Buybacks may also have the added problem of not being the best vehicle to deliver value to shareholders, with the median return on investment for a company engaging in buybacks between 2004 and 2008 being 3%, and a full 75% of these companies delivering a return on investment of less than 10%.
It certainly seems as though these companies would have been better served by either identifying investments in their own business that could return more than 10%, or return the cash to shareholders in the way of paying out a dividend. In a market that has not delivered much in the form of capital gains, dividends have had a justifiable allure, with dividend yields currently beating yields on a 10-year Treasury which are lower than 2%.
Corporations Turn To Dividend Increases To Offset Negative News, Project Positive Growth Outlook
In addition to providing investors with a way to beat Treasury yields, companies have chosen dividend increases in order to combat near-term negative news, and convey the message that the future will not be nearly as grim, and sometimes considerably brighter.
An example of a dividend increase to combat negative news for a company can be found with the dividend increase by technology-based company Corning (GLW).

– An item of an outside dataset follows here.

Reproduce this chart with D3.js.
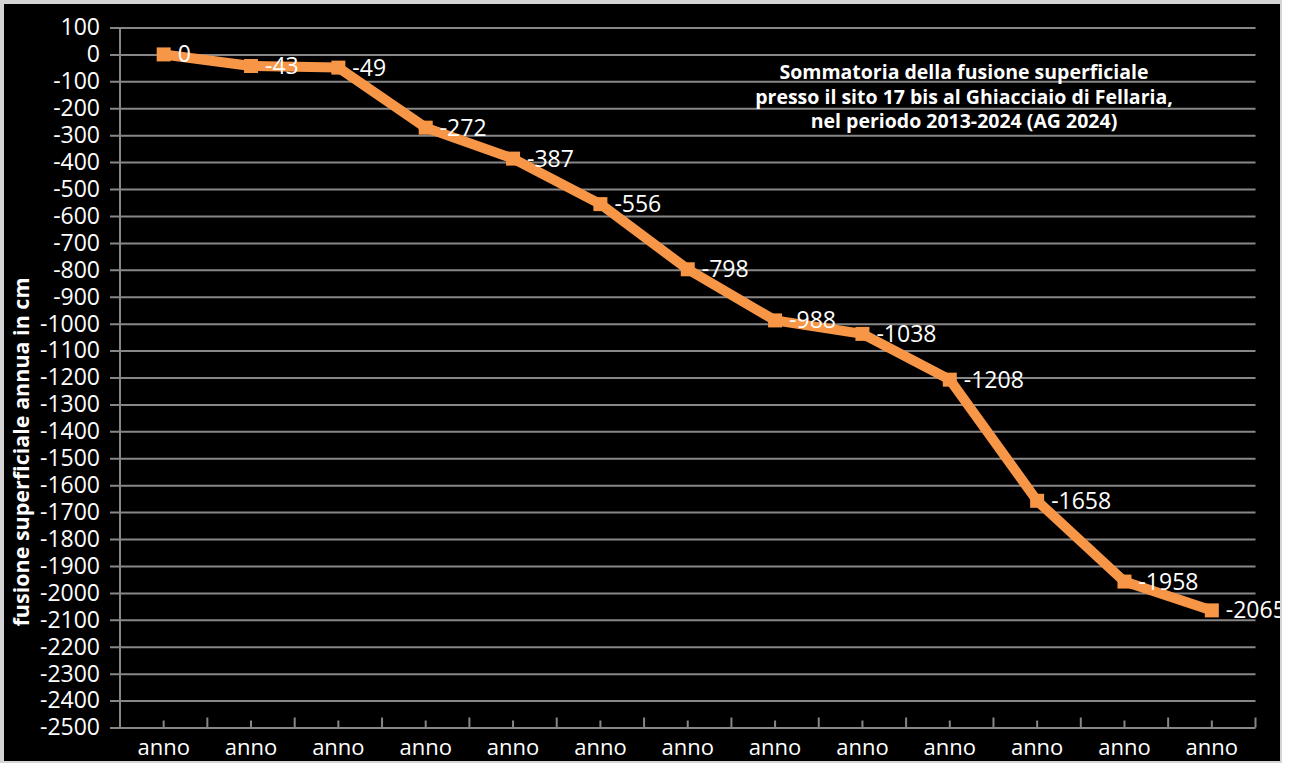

The 50% increase in dividend yield seen by Corning has served to project to investors that the negative news from the fourth quarter concerning a decrease in demand for LCD glass is not expected to be the case in 2012. This has also served to push the stock’s yield up to 2.1%, higher than the yield on 10-year Treasury.
The dividend increase by transportation company Union Pacific (UNP) is also noteworthy because it not only raises the stock’s dividend yield over that of 10-year Treasuries, but is also a sign that future prospects for the company could be highly profitable.
Union Pacific did not only raise its dividend once this year, they raised it twice to 2.52%. Third quarter earnings for the railroad company were up by more than 15% year-to-date, with a 1% increase in total carloads. The company also reported increased volume in four out of its six business groups – chemical, energy, industrial products and autos.
While predicting growth in a company is clearly a matter of opinion, and it is a difficult job to predict the US economy going into 2012, investors should turn their focus to companies that are allowing their dividend increases to speak for themselves.